The conclusion I've come to is that airline status has almost taken on the taint of stack ranking, the much hated way in which Microsoft ranked employees but which was earlier popularized by 'Neutron' Jack Welch during his time as CEO at GE. This gives rise to all sorts of weirdness and anomalies.
For example, I recently took an 'in and out' trip to Seattle. On first attempting the booking with Alaska, I found nothing but middle seats available in coach. We all love those - right? I bit the bullet and opted to travel first where there was plenty of space at time of booking. By the time I arrived at the airport, upgrades had taken care of the rest in first and the plane was full. In an upcoming flight to Nashville, it's the same thing only this time with Delta and no obvious ability to book an economy comfort seat for reasons outlined in the NYT article. It's all about status and finely tuned capacity planning.
I can see the logic of rationing better seats in coach to those with greater status and I can also see the logic in tempting me to upgrade for cash or simply buy that 'better' ticket. But isn't it more the case as Delta pointed out: 'When everyone's an elite flyer, no one is' and that somehow, the frequent flyer/loyalty programs need a serious amount of rehashing?
The main impact issue centers around the overhead bin problem. The way baggage charges are presented, the smart traveler never wants to put baggage in the hold. It's well known this has led to a near free for all when it comes to getting overhead space for hand baggage. While the airlines have theoretical size restrictions, it's almost always a bunfight trying to find overhead storage in coach.

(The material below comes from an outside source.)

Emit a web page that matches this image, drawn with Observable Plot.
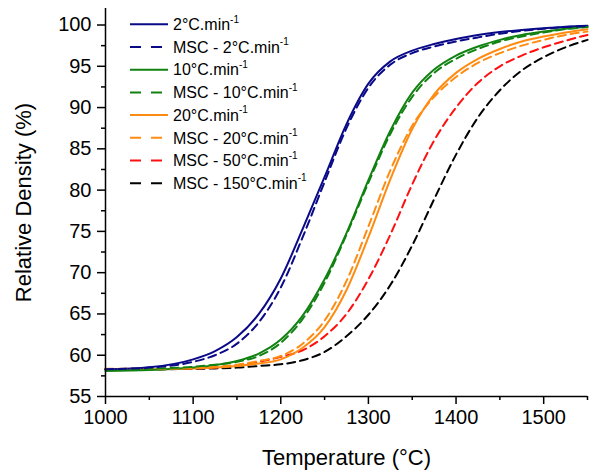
<!DOCTYPE html>
<html>
<head>
<meta charset="utf-8">
<script src="https://cdn.jsdelivr.net/npm/d3@7"></script>
<script src="https://cdn.jsdelivr.net/npm/@observablehq/plot@0.6"></script>
<style>
  html, body { margin: 0; padding: 0; background: #fff; }
  #chart { width: 594px; height: 471px; }
</style>
</head>
<body>
<div id="chart"></div>
<script>
// Temperature grid (°C)
const temps = [1000, 1050, 1100, 1125, 1150, 1175, 1200, 1225, 1250, 1275, 1300, 1325, 1350, 1375, 1400, 1425, 1450, 1475, 1500, 1525, 1550];

// Relative density (%) for each series
const exp2    = [58.3, 58.55, 59.5, 60.5, 62.2, 65.0, 69.3, 75.3, 81.6, 88.0, 92.9, 95.6, 96.9, 97.7, 98.3, 98.8, 99.15, 99.4, 99.6, 99.8, 99.9];
const msc2    = [58.3, 58.5, 59.2, 60.0, 61.4, 64.0, 68.2, 74.3, 81.0, 87.5, 92.4, 95.2, 96.6, 97.4, 98.0, 98.5, 98.95, 99.3, 99.55, 99.75, 99.85];
const exp10   = [58.1, 58.2, 58.5, 58.8, 59.3, 60.2, 61.9, 64.8, 69.2, 74.8, 81.2, 87.2, 91.8, 94.6, 96.3, 97.4, 98.2, 98.8, 99.2, 99.55, 99.8];
const msc10   = [58.25, 58.35, 58.6, 58.85, 59.2, 59.9, 61.5, 64.4, 68.8, 74.6, 80.9, 86.8, 91.3, 94.2, 95.9, 97.1, 98.0, 98.6, 99.1, 99.5, 99.75];
const exp20   = [58.3, 58.3, 58.4, 58.5, 58.7, 59.0, 59.5, 60.9, 63.4, 67.9, 74.3, 81.3, 87.4, 91.6, 94.2, 95.9, 97.1, 98.0, 98.6, 99.1, 99.5];
const msc20   = [58.35, 58.35, 58.45, 58.6, 58.85, 59.3, 59.9, 61.4, 64.2, 69.0, 75.6, 82.4, 87.8, 91.3, 93.7, 95.4, 96.6, 97.5, 98.2, 98.8, 99.2];
const msc50   = [58.3, 58.3, 58.4, 58.5, 58.8, 59.2, 59.8, 60.6, 62.3, 65.0, 69.2, 74.6, 80.7, 86.0, 90.0, 93.0, 95.0, 96.3, 97.3, 98.1, 98.8];
const msc150  = [58.3, 58.3, 58.35, 58.4, 58.5, 58.7, 58.9, 59.4, 60.4, 62.3, 64.9, 68.5, 73.3, 78.9, 84.3, 88.8, 92.1, 94.5, 96.1, 97.3, 98.2];

// Series names (legend order) and styling
const seriesNames = ["2°C.min", "MSC - 2°C.min", "10°C.min", "MSC - 10°C.min", "20°C.min", "MSC - 20°C.min", "MSC - 50°C.min", "MSC - 150°C.min"];
const seriesValues = [exp2, msc2, exp10, msc10, exp20, msc20, msc50, msc150];
const seriesColors = ["#0a0a88", "#0a0a88", "#118211", "#118211", "#ff8c12", "#ff8c12", "#ff1010", "#000000"];
const seriesDashed = [false, true, false, true, false, true, true, true];

// Axis ticks
const xTicks = [1000, 1100, 1200, 1300, 1400, 1500];
const xMinor = [1050, 1150, 1250, 1350, 1450, 1550];
const yTicks = [55, 60, 65, 70, 75, 80, 85, 90, 95, 100];
const yMinor = [57.5, 62.5, 67.5, 72.5, 77.5, 82.5, 87.5, 92.5, 97.5];

const xLabel = "Temperature (°C)";
const yLabel = "Relative Density (%)";

const rows = [];
seriesNames.forEach((name, i) => {
  temps.forEach((t, j) => rows.push({series: name, idx: i, t, v: seriesValues[i][j]}));
});

// drawing order: solid first, then dashed on top
const order = [7, 6, 4, 2, 0, 5, 3, 1];
const lineMarks = order.map(i => Plot.line(rows.filter(d => d.idx === i), {
  x: "t", y: "v",
  stroke: seriesColors[i],
  strokeWidth: 2,
  strokeDasharray: seriesDashed[i] ? "8,5" : null,
  curve: "monotone-x"
}));

const font = "'Liberation Sans', Arial, Helvetica, sans-serif";

const svg = Plot.plot({
  width: 594,
  height: 471,
  marginLeft: 105,
  marginRight: 7,
  marginTop: 8,
  marginBottom: 75,
  style: {fontFamily: font, fontSize: "20px", color: "#000", background: "#fff", overflow: "visible"},
  x: {domain: [1000, 1550]},
  y: {domain: [55, 102]},
  marks: [
    ...lineMarks,
    Plot.axisX({ticks: xTicks, tickSize: 8, tickPadding: 5, tickFormat: d => String(d), fontSize: 20, label: null, strokeWidth: 1.5}),
    Plot.axisX({ticks: xMinor, tickSize: 4, tickFormat: () => "", label: null, strokeWidth: 1.5}),
    Plot.axisY({ticks: yTicks, tickSize: 8, tickPadding: 6, tickFormat: d => String(d), fontSize: 20, label: null, strokeWidth: 1.5}),
    Plot.axisY({ticks: yMinor, tickSize: 4, tickFormat: () => "", label: null, strokeWidth: 1.5}),
    Plot.ruleY([55], {strokeWidth: 1.5}),
    Plot.ruleX([1000], {strokeWidth: 1.5}),
    Plot.text([xLabel], {frameAnchor: "bottom", dy: 61, lineAnchor: "middle", textAnchor: "middle", fontSize: 22, fill: "#000"}),
    Plot.text([yLabel], {frameAnchor: "left", dx: -82, rotate: -90, lineAnchor: "middle", textAnchor: "middle", fontSize: 22, fill: "#000"})
  ]
});

// Legend (inside top-left of the frame)
const g = d3.select(svg).append("g")
  .attr("font-family", font).attr("font-size", 16).attr("text-anchor", "start");
seriesNames.forEach((name, i) => {
  const y = 24.3 + i * 22.7;
  g.append("line")
    .attr("x1", 130).attr("x2", 168).attr("y1", y).attr("y2", y)
    .attr("stroke", seriesColors[i]).attr("stroke-width", 2)
    .attr("stroke-dasharray", seriesDashed[i] ? "11,10" : null);
  const t = g.append("text").attr("x", 173).attr("y", y).attr("dy", "0.36em")
    .attr("fill", "#000").attr("text-anchor", "start");
  t.append("tspan").text(name);
  t.append("tspan").attr("font-size", 10).attr("dy", "-0.75em").text("-1");
});

document.getElementById("chart").appendChild(svg);
</script>
</body>
</html>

On Southwest, the situation has become so bad that it is routine for passengers in the last boarding group to find their hand luggage being checked for free and for staff to be constantly reminding people how and where to store hand luggage. While irate passengers might bemoan the way airlines fail to enforce their own carry on standards, my sense is that knowledge alone leads to a level of rules abuse. And why wouldn't you?
If as Jeff suggests, the airline travel experience is being shitified, then why wouldn't passengers seek to kick back in the most passive-aggressive way possible.
What to do?
As the NYT author points out in response to the quotation at the top of this story:
The only way for me to prove them wrong is by flying 75,000 miles this year on Delta. And by gum, I will do just that.

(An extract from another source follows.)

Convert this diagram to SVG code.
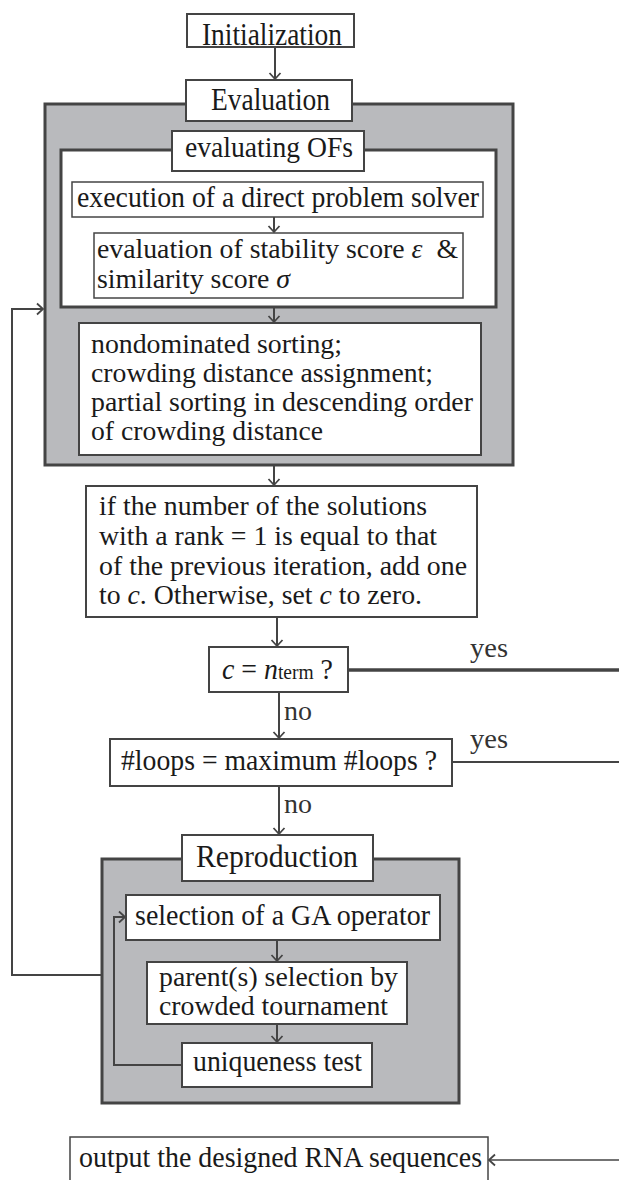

I am guessing that many others will follow suit. I'd much rather see a scrapping and reset of the whole elite status system. In what many of my colleagues will regard as near heresy - I'd argue that the whole topic of complementary upgrades (except in very limited circumstances) go out the window. You want that better seat? Pay for it. You wanna screw around with overhead luggage restrictions? You pay for it.

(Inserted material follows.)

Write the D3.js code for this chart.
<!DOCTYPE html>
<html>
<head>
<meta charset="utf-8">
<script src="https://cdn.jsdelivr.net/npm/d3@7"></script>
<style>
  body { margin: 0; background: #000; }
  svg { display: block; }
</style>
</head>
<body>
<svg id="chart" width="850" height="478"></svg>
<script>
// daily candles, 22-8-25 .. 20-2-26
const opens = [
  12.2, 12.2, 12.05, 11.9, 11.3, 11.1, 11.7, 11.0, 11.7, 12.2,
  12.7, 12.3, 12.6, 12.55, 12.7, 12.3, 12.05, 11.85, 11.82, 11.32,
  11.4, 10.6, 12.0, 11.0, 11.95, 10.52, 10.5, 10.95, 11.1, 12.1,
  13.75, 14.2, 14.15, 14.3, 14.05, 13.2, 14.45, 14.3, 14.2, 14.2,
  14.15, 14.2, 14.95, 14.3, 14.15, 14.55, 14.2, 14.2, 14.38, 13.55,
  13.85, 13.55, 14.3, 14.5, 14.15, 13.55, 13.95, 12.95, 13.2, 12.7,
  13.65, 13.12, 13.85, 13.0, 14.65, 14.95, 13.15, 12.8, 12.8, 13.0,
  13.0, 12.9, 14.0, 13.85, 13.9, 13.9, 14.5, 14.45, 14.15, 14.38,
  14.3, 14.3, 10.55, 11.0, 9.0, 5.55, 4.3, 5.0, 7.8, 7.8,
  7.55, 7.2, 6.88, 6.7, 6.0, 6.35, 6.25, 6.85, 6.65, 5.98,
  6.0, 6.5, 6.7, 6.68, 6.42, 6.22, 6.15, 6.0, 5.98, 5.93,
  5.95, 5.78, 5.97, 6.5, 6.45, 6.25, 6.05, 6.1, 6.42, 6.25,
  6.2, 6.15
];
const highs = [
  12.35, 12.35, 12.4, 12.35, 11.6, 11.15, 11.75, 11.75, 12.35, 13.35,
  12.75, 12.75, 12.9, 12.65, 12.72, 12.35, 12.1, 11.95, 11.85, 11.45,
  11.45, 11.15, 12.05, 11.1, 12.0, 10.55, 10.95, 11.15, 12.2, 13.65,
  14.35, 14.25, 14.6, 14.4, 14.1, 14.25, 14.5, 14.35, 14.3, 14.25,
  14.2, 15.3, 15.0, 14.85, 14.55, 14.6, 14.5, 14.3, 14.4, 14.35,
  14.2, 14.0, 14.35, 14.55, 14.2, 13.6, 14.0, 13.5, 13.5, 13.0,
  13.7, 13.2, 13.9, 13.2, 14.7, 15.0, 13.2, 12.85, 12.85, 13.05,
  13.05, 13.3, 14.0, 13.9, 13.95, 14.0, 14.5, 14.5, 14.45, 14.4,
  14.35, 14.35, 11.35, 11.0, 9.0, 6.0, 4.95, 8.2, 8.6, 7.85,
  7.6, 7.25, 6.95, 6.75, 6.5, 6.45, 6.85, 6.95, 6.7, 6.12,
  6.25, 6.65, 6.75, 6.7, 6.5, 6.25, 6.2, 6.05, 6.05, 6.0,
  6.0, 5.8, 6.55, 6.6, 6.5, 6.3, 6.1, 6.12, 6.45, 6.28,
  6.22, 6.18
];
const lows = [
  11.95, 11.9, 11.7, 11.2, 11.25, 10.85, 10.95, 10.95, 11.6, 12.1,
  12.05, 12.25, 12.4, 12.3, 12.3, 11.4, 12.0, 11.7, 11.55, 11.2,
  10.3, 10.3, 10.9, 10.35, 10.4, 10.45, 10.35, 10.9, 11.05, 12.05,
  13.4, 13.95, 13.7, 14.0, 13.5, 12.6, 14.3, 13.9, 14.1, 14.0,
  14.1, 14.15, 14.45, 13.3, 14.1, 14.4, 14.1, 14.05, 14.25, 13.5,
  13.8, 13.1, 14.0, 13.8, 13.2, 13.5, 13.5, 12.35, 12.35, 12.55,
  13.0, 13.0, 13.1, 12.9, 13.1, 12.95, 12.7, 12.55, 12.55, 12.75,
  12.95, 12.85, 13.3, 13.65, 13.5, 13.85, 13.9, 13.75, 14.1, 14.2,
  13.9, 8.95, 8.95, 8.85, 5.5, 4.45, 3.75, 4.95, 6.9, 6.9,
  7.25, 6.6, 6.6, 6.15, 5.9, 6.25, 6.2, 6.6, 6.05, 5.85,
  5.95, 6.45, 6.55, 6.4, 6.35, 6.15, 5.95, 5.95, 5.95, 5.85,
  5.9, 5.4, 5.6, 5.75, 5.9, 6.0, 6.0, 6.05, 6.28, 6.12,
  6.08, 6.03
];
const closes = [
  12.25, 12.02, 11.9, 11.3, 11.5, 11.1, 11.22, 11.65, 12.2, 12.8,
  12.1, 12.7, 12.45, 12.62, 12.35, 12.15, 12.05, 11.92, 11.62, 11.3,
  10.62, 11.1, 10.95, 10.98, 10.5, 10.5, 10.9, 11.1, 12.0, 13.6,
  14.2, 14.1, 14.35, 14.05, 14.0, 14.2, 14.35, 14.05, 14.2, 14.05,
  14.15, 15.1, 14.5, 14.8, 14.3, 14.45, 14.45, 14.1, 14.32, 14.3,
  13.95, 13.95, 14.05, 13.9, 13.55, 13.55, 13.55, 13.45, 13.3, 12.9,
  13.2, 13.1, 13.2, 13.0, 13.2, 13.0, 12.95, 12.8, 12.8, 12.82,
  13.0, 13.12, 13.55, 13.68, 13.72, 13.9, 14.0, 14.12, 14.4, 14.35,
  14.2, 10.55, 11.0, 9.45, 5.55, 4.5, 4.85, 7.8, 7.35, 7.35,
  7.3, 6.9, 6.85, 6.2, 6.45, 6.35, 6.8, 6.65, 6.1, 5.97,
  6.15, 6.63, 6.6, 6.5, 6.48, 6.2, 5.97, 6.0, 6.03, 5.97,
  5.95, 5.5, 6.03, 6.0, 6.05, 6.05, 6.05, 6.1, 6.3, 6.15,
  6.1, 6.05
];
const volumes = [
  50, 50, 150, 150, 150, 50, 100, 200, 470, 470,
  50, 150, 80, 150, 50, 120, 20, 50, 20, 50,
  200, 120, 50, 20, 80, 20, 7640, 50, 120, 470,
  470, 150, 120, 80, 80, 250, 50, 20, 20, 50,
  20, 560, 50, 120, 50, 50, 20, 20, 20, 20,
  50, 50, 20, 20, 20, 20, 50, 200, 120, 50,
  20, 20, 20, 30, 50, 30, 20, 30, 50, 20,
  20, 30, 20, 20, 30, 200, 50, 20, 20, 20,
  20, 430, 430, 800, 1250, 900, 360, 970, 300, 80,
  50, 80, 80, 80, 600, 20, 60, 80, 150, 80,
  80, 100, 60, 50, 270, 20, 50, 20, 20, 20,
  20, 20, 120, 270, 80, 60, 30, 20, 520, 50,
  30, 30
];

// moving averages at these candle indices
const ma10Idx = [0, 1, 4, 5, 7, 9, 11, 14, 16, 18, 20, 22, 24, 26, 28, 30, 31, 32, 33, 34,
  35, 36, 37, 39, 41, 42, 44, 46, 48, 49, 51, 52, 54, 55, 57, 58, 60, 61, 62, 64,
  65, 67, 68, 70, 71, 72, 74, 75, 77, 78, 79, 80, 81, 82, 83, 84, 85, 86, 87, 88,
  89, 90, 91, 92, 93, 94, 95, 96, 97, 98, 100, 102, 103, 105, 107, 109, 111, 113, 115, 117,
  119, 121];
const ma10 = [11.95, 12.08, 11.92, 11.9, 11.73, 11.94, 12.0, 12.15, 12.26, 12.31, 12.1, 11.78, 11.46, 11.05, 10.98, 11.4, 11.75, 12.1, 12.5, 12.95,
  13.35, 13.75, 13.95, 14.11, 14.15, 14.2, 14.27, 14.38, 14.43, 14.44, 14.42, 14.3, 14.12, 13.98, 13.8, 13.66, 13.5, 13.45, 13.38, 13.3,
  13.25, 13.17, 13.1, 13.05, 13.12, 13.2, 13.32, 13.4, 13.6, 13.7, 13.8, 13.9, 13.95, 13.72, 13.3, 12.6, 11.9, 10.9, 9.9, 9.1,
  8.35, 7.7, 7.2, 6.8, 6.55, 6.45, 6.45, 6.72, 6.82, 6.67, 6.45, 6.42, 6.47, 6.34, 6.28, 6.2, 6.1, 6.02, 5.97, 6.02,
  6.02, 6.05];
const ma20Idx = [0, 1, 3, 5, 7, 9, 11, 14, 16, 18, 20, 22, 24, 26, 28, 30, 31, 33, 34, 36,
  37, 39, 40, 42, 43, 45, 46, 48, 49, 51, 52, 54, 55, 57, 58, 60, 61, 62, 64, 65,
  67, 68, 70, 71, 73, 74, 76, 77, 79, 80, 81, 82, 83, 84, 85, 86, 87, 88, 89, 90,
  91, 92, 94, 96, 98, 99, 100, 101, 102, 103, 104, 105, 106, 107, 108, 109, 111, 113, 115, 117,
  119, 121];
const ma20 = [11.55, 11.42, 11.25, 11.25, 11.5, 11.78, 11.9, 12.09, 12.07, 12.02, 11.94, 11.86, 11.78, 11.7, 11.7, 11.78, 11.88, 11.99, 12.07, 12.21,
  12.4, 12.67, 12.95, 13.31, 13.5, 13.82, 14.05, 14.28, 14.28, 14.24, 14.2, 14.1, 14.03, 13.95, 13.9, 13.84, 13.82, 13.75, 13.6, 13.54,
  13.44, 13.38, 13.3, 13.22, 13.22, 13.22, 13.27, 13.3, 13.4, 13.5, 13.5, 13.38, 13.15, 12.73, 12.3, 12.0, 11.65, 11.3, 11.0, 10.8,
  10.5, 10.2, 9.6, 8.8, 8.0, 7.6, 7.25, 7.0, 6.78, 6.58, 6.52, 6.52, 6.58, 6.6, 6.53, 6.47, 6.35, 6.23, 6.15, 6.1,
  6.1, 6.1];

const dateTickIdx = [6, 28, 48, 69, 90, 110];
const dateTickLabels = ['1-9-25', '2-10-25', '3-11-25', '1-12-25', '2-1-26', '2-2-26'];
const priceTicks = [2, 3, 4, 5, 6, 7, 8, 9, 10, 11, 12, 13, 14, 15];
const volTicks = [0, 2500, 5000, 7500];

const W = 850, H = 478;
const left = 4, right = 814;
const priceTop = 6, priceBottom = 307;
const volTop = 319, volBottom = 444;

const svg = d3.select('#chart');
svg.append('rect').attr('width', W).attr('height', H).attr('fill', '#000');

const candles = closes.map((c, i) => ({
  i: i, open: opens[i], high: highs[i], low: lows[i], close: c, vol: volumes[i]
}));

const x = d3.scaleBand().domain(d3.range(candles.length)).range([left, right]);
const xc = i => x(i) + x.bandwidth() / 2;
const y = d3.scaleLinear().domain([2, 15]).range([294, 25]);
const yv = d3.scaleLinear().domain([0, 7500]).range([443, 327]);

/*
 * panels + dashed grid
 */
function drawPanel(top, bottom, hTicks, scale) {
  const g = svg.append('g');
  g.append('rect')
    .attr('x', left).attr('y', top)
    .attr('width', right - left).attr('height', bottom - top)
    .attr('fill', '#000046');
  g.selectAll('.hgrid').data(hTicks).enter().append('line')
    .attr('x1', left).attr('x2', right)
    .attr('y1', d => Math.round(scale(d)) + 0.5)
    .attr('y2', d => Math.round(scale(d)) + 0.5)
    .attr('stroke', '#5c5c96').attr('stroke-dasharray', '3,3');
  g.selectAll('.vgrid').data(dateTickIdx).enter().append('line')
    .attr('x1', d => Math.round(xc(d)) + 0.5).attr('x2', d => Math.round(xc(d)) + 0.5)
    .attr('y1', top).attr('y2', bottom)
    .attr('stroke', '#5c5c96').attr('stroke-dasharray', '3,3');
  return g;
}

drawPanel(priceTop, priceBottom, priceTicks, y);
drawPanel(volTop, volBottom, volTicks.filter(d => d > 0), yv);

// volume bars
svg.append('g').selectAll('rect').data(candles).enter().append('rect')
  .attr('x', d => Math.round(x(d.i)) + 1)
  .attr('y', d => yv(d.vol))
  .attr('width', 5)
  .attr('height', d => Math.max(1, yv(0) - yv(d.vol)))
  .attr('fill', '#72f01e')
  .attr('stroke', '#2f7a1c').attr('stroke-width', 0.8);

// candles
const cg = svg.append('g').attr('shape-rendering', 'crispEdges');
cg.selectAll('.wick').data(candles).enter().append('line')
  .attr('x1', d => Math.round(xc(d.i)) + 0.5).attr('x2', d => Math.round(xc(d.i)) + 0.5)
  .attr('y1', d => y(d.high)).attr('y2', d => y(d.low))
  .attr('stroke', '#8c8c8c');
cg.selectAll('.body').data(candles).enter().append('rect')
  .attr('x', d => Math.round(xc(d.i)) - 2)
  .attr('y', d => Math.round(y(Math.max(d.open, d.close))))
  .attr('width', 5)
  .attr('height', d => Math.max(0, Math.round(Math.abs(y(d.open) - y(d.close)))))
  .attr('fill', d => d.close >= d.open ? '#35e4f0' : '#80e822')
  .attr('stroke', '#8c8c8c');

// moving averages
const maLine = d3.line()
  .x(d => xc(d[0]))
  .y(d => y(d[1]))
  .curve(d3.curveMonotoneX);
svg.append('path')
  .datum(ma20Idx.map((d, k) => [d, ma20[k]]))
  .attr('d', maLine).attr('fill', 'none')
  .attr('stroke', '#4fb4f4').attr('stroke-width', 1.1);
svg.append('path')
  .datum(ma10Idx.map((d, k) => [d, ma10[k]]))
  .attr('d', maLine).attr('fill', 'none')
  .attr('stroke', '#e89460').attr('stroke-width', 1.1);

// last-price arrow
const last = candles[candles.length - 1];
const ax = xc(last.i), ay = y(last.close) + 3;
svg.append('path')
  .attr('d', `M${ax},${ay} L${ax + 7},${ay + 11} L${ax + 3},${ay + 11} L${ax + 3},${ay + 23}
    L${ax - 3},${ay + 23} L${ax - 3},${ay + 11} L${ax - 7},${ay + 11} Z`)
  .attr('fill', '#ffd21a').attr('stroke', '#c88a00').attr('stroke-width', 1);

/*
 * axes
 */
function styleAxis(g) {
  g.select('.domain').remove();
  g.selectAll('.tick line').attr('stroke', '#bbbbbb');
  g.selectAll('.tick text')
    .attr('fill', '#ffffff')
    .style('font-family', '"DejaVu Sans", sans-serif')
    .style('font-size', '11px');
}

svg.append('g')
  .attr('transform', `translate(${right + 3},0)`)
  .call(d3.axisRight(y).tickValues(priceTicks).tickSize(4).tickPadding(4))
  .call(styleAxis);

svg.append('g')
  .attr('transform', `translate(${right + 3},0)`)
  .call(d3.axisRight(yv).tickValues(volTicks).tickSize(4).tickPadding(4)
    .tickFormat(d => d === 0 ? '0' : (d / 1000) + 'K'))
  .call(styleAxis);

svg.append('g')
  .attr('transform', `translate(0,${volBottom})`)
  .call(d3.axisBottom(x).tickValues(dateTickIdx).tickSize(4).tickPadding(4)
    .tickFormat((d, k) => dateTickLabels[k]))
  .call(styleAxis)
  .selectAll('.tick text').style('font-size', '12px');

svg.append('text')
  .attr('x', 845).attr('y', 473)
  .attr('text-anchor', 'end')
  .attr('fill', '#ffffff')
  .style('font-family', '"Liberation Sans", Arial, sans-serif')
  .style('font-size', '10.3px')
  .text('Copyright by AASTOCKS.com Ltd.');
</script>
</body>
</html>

My reasoning is straightforward: airline and route consolidation combined with optimized operations means there is no economic reason for airlines to offer these so-called perks. Sure, give me an allocated seat. Sure, give me an airport lounge if I'm flying with you a lot. But please - don't continue with the current lottery that almost guarantees chaos and ill feeling. We all deserve better. We all deserve a less shitifying experience.